Maybe more interesting is the use of our personally identified health information for clinical and business intelligence. Face-value there is a lot of good in this path. However, under the surface health care organizations, large insurance payers and government programs are benefiting from the use of your PHI.
Take any chronic condition. You may not be ill today, but with predictive models we can forecast with good accuracy which diseases, conditions and health problems you are at risk of contracting over the length of your life based on factors like familial predisposition, pre-existing conditions, genetics, lab tests, histrionics and social determinants of health. So identifying those individuals at higher risk of utilizing more health care resources and predicting their outcomes is 'a thing'. In fact today's risk models do a pretty good job of identifying, stratifying and capturing individuals with high health risks.
Why is this important? New measurement models developed by the federal government are doing the same thing - but under the title of 'quality improvement' and 'population health'. Other buzz words are 'improved care' or 'optimized health' or 'realized value' and in some cases 'health outcomes'.

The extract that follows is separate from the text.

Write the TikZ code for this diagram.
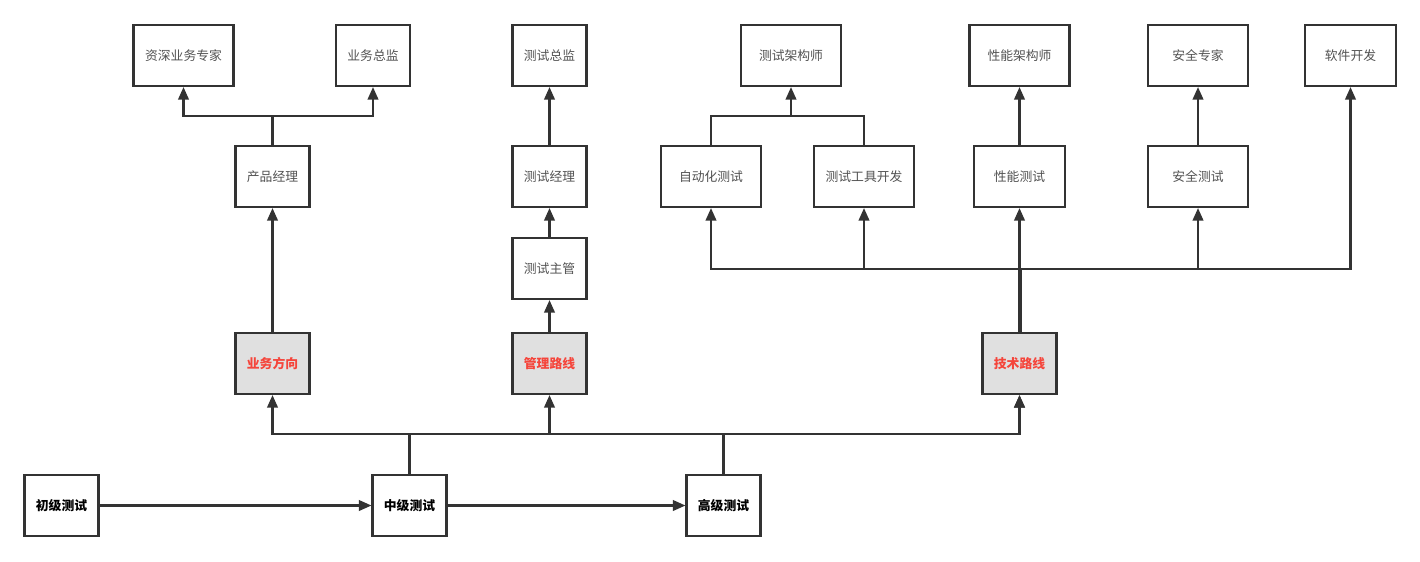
\documentclass[tikz,border=0pt]{standalone}
\usepackage{fontspec}
\setmainfont{Noto Sans CJK SC}
\usetikzlibrary{arrows.meta}
\definecolor{ln}{HTML}{333333}
\definecolor{redt}{HTML}{F5453B}
\definecolor{grayf}{HTML}{E0E0E0}
\begin{document}
\begin{tikzpicture}[x=0.75pt,y=-0.75pt,
  box/.style={draw=ln, line width=1.6pt, fill=white, inner sep=0pt,
    minimum height=45.75pt, font=\fontsize{9.6}{12}\selectfont, text=ln!85!white},
  bA/.style={minimum width=55.5pt},
  bB/.style={minimum width=75pt},
  bC/.style={minimum width=68.25pt},
  keybox/.style={fill=grayf, text=redt, font=\fontsize{9.6}{12}\selectfont\bfseries},
  lvl/.style={text=black, font=\fontsize{9.6}{12}\selectfont\bfseries},
  plain/.style={draw=ln, line width=1.6pt},
  conn/.style={draw=ln, line width=1.6pt, -{Triangle[length=9.5pt,width=8pt]}}]
\useasboundingbox (0,0) rectangle (1420,561);
\fill[white] (0,0) rectangle (1420,561);

% business branch
\node[box,bB] (zs) at (183.5,55.5) {资深业务专家};
\node[box,bA] (yz) at (373,55.5) {业务总监};
\node[box,bA] (cp) at (272.5,176.5) {产品经理};
\node[box,bA,keybox] (yw) at (272.5,363.5) {业务方向};

% management branch
\node[box,bA] (cz) at (549.5,55.5) {测试总监};
\node[box,bA] (cl) at (549.5,176.5) {测试经理};
\node[box,bA] (cg) at (549.5,268.5) {测试主管};
\node[box,bA,keybox] (gl) at (549.5,363.5) {管理路线};

% technical branch
\node[box,bB] (ja) at (791,55.5) {测试架构师};
\node[box,bB] (zd) at (711,176.5) {自动化测试};
\node[box,bB] (gk) at (864,176.5) {测试工具开发};
\node[box,bB] (xa) at (1019.5,55.5) {性能架构师};
\node[box,bC] (xc) at (1019.5,176.5) {性能测试};
\node[box,bB] (az) at (1198,55.5) {安全专家};
\node[box,bB] (ac) at (1198,176.5) {安全测试};
\node[box,bC] (rk) at (1350.5,55.5) {软件开发};
\node[box,bA,keybox] (js) at (1019.5,363.5) {技术路线};

% levels
\node[box,bA,lvl] (cj) at (61.5,505.5) {初级测试};
\node[box,bA,lvl] (zj) at (409.5,505.5) {中级测试};
\node[box,bA,lvl] (gj) at (723.5,505.5) {高级测试};

% junction points
\coordinate (j1) at (272.5,116);
\coordinate (j2) at (791,116);
\coordinate (tb) at (1019.5,269);
\coordinate (bz) at (409.5,434);
\coordinate (bg) at (723.5,434);

% level arrows
\draw[conn] (cj.east) -- (zj.west);
\draw[conn] (zj.east) -- (gj.west);

% lower bus
\draw[plain] (zj.north) -- (bz);
\draw[plain] (gj.north) -- (bg);
\draw[conn] (bz) -| (yw.south);
\draw[conn] (bz) -| (gl.south);
\draw[conn] (bz) -| (js.south);
\draw[conn] (bg) -| (js.south);

% business
\draw[conn] (yw.north) -- (cp.south);
\draw[plain] (cp.north) -- (j1);
\draw[conn] (j1) -| (zs.south);
\draw[conn] (j1) -| (yz.south);

% management
\draw[conn] (gl.north) -- (cg.south);
\draw[conn] (cg.north) -- (cl.south);
\draw[conn] (cl.north) -- (cz.south);

% technical
\draw[plain, line width=3pt] (js.north) -- (tb);
\draw[conn] (tb) -| (zd.south);
\draw[conn] (tb) -| (gk.south);
\draw[conn] (tb) -- (xc.south);
\draw[conn] (tb) -| (ac.south);
\draw[conn] (tb) -| (rk.south);
\draw[plain] (zd.north) |- (j2);
\draw[plain] (gk.north) |- (j2);
\draw[conn] (j2) -- (ja.south);
\draw[conn] (xc.north) -- (xa.south);
\draw[conn] (ac.north) -- (az.south);
\end{tikzpicture}
\end{document}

Measurement ensures that the national health care system transforms into a mechanism that predicts with some accuracy health outcomes that prove to be valuable to the larger public good. To get there, PHI must be used to create large data sets that support practice and research.
So what's in it for the consumer?
Is it too late for individuals to take back what is ours? Or is the health care industry too powerful to let us own our health data?
Today, data collected for health care purposes resides in data bases that are owned by health care organizations. As an individual, HIPAA gives you the right to a 'Copy' of you record, but the data set lives in the electronic health record database.